On Friday, January 3, 2014 8:20:21 AM UTC-6, Lloyd E. Sponenburgh wrote:
stryped fired this volley in

:



An English Wheel wouldn't be the first choice (or perhaps even the last

one) to form a seamless bucket; they're usually spun.



If you're going to weld the pieces together, why would you need to

hammer-form it at all? Just do the geometry to make a truncated cone and

a bottom, and weld (or solder) away. Two seams: one up the side, and one

around the bottom. The only 'forming' necessary would be to bend a lip

on the bottom piece, and do a roll bead on the top of the open end.



I take it you haven't even looked at a video of an English Wheel in use.



Lloyd


Yes, I have looked at videos. However, as you know looking and doing are two different things.

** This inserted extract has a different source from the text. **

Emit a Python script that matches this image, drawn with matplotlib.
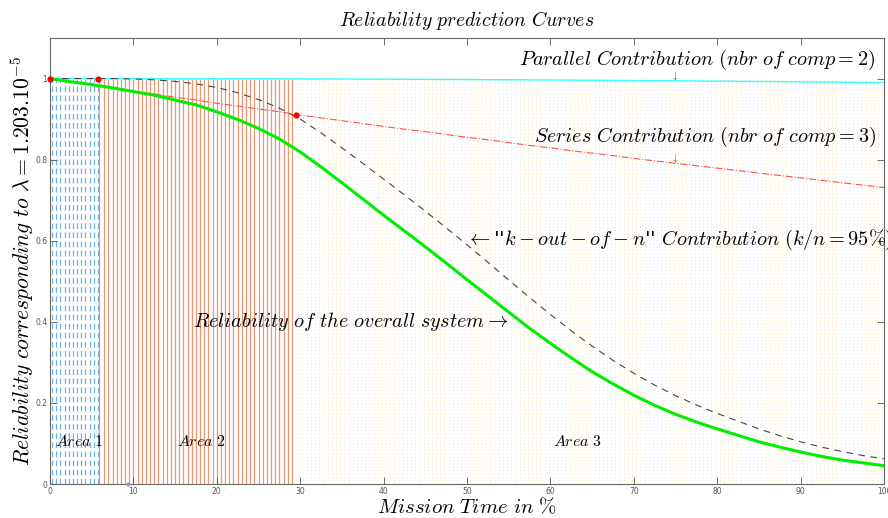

The guys on video make it look easy but not sure if I would have the same experience.

There are not a lot of compound curves on a T bucket, but there are some designs on different model years that utilize a turtle deck that have some.

If you should not use heat on sheet metal, how do you bend the sheet metal to the proper shape withan an English wheel?

You bend it cold. The wheel causes the metal to "cold flow" -
thinning it and stretching it, causing the metal to bend.